_Recorded information_:

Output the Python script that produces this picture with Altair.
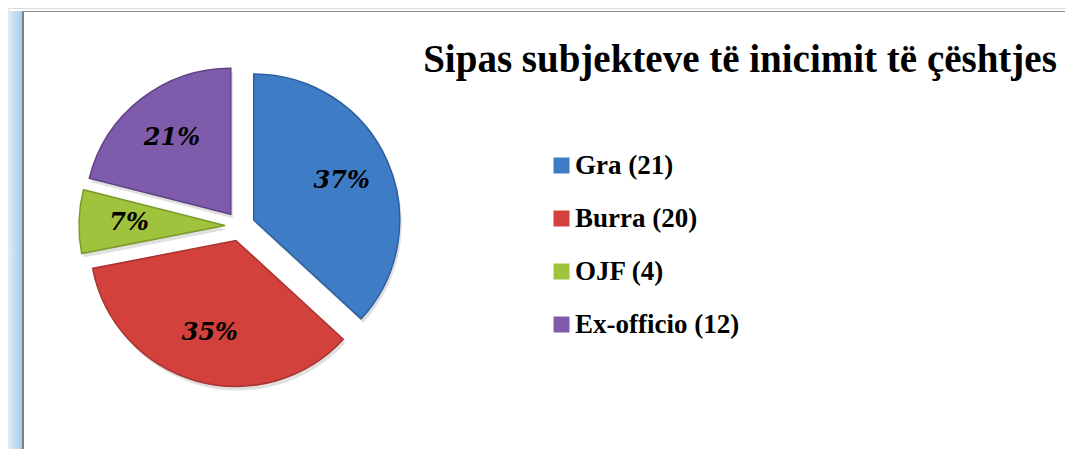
import math
import altair as alt
import pandas as pd

# ---- data ----
categories = ["Gra", "Burra", "OJF", "Ex-officio"]
counts = [21, 20, 4, 12]
title_text = "Sipas subjekteve të inicimit të çështjes"

# ---- style / layout ----
colors = ["#3f7cc6", "#d2413c", "#9fc33c", "#7e5bab"]
edge_colors = ["#2d5f9e", "#a83330", "#7c9a2a", "#5f4285"]
W, H = 1057, 441
CX, CY = 232, 218        # pie centre (px)
R = 146                  # pie radius (px)
EXPLODE = 15             # explode distance (px)
LABEL_R = 96

labels = [f"{c} ({n})" for c, n in zip(categories, counts)]
df = pd.DataFrame({
    "cat": categories,
    "count": counts,
    "label": labels,
    "order": list(range(len(categories))),
})

base = alt.Chart(df).transform_joinaggregate(
    total="sum(count)"
).transform_window(
    cum="sum(count)", sort=[alt.SortField("order")], frame=[None, 0]
).transform_calculate(
    a0="(datum.cum - datum.count) / datum.total * 2 * PI",
    a1="datum.cum / datum.total * 2 * PI",
).transform_calculate(
    amid="(datum.a0 + datum.a1) / 2",
    pct="format(round(datum.count / datum.total * 100), 'd') + '%'",
).transform_calculate(
    cx=f"{CX} + {EXPLODE} * sin(datum.amid)",
    cy=f"{CY} - {EXPLODE} * cos(datum.amid)",
)

color_enc = alt.Color(
    "label:N",
    scale=alt.Scale(domain=labels, range=colors),
    sort=labels,
    legend=alt.Legend(
        title=None,
        orient="none",
        legendX=540,
        legendY=144,
        padding=0,
        symbolType="square",
        symbolSize=256,
        symbolStrokeWidth=0,
        symbolOpacity=1,
        labelFont="Liberation Serif",
        labelFontWeight="bold",
        labelFontSize=27,
        labelColor="#000000",
        labelOffset=0,
        rowPadding=25,
        labelLimit=400,
    ),
)

shadow = base.mark_arc(outerRadius=R, color="#000000", opacity=0.12).encode(
    theta=alt.Theta("a0:Q", scale=None),
    theta2="a1:Q",
    x=alt.X("sx:Q", scale=None),
    y=alt.Y("sy:Q", scale=None),
).transform_calculate(sx="datum.cx + 2", sy="datum.cy + 4")

arcs = base.mark_arc(outerRadius=R, strokeWidth=1.5).encode(
    theta=alt.Theta("a0:Q", scale=None),
    theta2="a1:Q",
    x=alt.X("cx:Q", scale=None),
    y=alt.Y("cy:Q", scale=None),
    color=color_enc,
    stroke=alt.Stroke("label:N", scale=alt.Scale(domain=labels, range=edge_colors), legend=None),
)

texts = base.mark_text(
    radius=LABEL_R,
    font="DejaVu Serif",
    fontWeight="bold",
    fontStyle="italic",
    fontSize=24,
    color="#000000",
    baseline="middle",
    align="center",
).encode(
    theta=alt.Theta("amid:Q", scale=None),
    x=alt.X("cx:Q", scale=None),
    y=alt.Y("cy:Q", scale=None),
    text="pct:N",
)

frame_df = pd.DataFrame({"k": [0]})
side_bar = alt.Chart(frame_df).mark_rect(
    color=alt.Gradient(
        gradient="linear",
        stops=[alt.GradientStop(color="#e2eef8", offset=0),
               alt.GradientStop(color="#a6cbe9", offset=1)],
        x1=0, x2=1, y1=0, y2=0,
    )
).encode(x=alt.value(0), x2=alt.value(14), y=alt.value(3), y2=alt.value(H))

vline = alt.Chart(frame_df).mark_rule(color="#808080", strokeWidth=2).encode(
    x=alt.value(15), y=alt.value(3), y2=alt.value(H)
)
hline = alt.Chart(frame_df).mark_rule(color="#909090", strokeWidth=1).encode(
    x=alt.value(14), x2=alt.value(W), y=alt.value(3.5)
)

title = alt.Chart(frame_df).mark_text(
    text=title_text,
    font="Liberation Serif",
    fontWeight="bold",
    fontSize=39,
    color="#000000",
    align="center",
    baseline="alphabetic",
).encode(x=alt.value(732), y=alt.value(64))

chart = alt.layer(side_bar, vline, hline, shadow, arcs, texts, title).properties(
    width=W, height=H, padding=0,
    autosize=alt.AutoSizeParams(type="none"),
).configure_view(stroke=None).configure(background="white")

chart.save("out.html", embed_options={"renderer": "svg", "actions": False})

_Short task_: Without including any pictures, reproduce the listing exactly.

_Answer below_:
Output the Python script that produces this picture with Altair.
import math
import altair as alt
import pandas as pd

# ---- data ----
categories = ["Gra", "Burra", "OJF", "Ex-officio"]
counts = [21, 20, 4, 12]
title_text = "Sipas subjekteve të inicimit të çështjes"

# ---- style / layout ----
colors = ["#3f7cc6", "#d2413c", "#9fc33c", "#7e5bab"]
edge_colors = ["#2d5f9e", "#a83330", "#7c9a2a", "#5f4285"]
W, H = 1057, 441
CX, CY = 232, 218        # pie centre (px)
R = 146                  # pie radius (px)
EXPLODE = 15             # explode distance (px)
LABEL_R = 96

labels = [f"{c} ({n})" for c, n in zip(categories, counts)]
df = pd.DataFrame({
    "cat": categories,
    "count": counts,
    "label": labels,
    "order": list(range(len(categories))),
})

base = alt.Chart(df).transform_joinaggregate(
    total="sum(count)"
).transform_window(
    cum="sum(count)", sort=[alt.SortField("order")], frame=[None, 0]
).transform_calculate(
    a0="(datum.cum - datum.count) / datum.total * 2 * PI",
    a1="datum.cum / datum.total * 2 * PI",
).transform_calculate(
    amid="(datum.a0 + datum.a1) / 2",
    pct="format(round(datum.count / datum.total * 100), 'd') + '%'",
).transform_calculate(
    cx=f"{CX} + {EXPLODE} * sin(datum.amid)",
    cy=f"{CY} - {EXPLODE} * cos(datum.amid)",
)

color_enc = alt.Color(
    "label:N",
    scale=alt.Scale(domain=labels, range=colors),
    sort=labels,
    legend=alt.Legend(
        title=None,
        orient="none",
        legendX=540,
        legendY=144,
        padding=0,
        symbolType="square",
        symbolSize=256,
        symbolStrokeWidth=0,
        symbolOpacity=1,
        labelFont="Liberation Serif",
        labelFontWeight="bold",
        labelFontSize=27,
        labelColor="#000000",
        labelOffset=0,
        rowPadding=25,
        labelLimit=400,
    ),
)

shadow = base.mark_arc(outerRadius=R, color="#000000", opacity=0.12).encode(
    theta=alt.Theta("a0:Q", scale=None),
    theta2="a1:Q",
    x=alt.X("sx:Q", scale=None),
    y=alt.Y("sy:Q", scale=None),
).transform_calculate(sx="datum.cx + 2", sy="datum.cy + 4")

arcs = base.mark_arc(outerRadius=R, strokeWidth=1.5).encode(
    theta=alt.Theta("a0:Q", scale=None),
    theta2="a1:Q",
    x=alt.X("cx:Q", scale=None),
    y=alt.Y("cy:Q", scale=None),
    color=color_enc,
    stroke=alt.Stroke("label:N", scale=alt.Scale(domain=labels, range=edge_colors), legend=None),
)

texts = base.mark_text(
    radius=LABEL_R,
    font="DejaVu Serif",
    fontWeight="bold",
    fontStyle="italic",
    fontSize=24,
    color="#000000",
    baseline="middle",
    align="center",
).encode(
    theta=alt.Theta("amid:Q", scale=None),
    x=alt.X("cx:Q", scale=None),
    y=alt.Y("cy:Q", scale=None),
    text="pct:N",
)

frame_df = pd.DataFrame({"k": [0]})
side_bar = alt.Chart(frame_df).mark_rect(
    color=alt.Gradient(
        gradient="linear",
        stops=[alt.GradientStop(color="#e2eef8", offset=0),
               alt.GradientStop(color="#a6cbe9", offset=1)],
        x1=0, x2=1, y1=0, y2=0,
    )
).encode(x=alt.value(0), x2=alt.value(14), y=alt.value(3), y2=alt.value(H))

vline = alt.Chart(frame_df).mark_rule(color="#808080", strokeWidth=2).encode(
    x=alt.value(15), y=alt.value(3), y2=alt.value(H)
)
hline = alt.Chart(frame_df).mark_rule(color="#909090", strokeWidth=1).encode(
    x=alt.value(14), x2=alt.value(W), y=alt.value(3.5)
)

title = alt.Chart(frame_df).mark_text(
    text=title_text,
    font="Liberation Serif",
    fontWeight="bold",
    fontSize=39,
    color="#000000",
    align="center",
    baseline="alphabetic",
).encode(x=alt.value(732), y=alt.value(64))

chart = alt.layer(side_bar, vline, hline, shadow, arcs, texts, title).properties(
    width=W, height=H, padding=0,
    autosize=alt.AutoSizeParams(type="none"),
).configure_view(stroke=None).configure(background="white")

chart.save("out.html", embed_options={"renderer": "svg", "actions": False})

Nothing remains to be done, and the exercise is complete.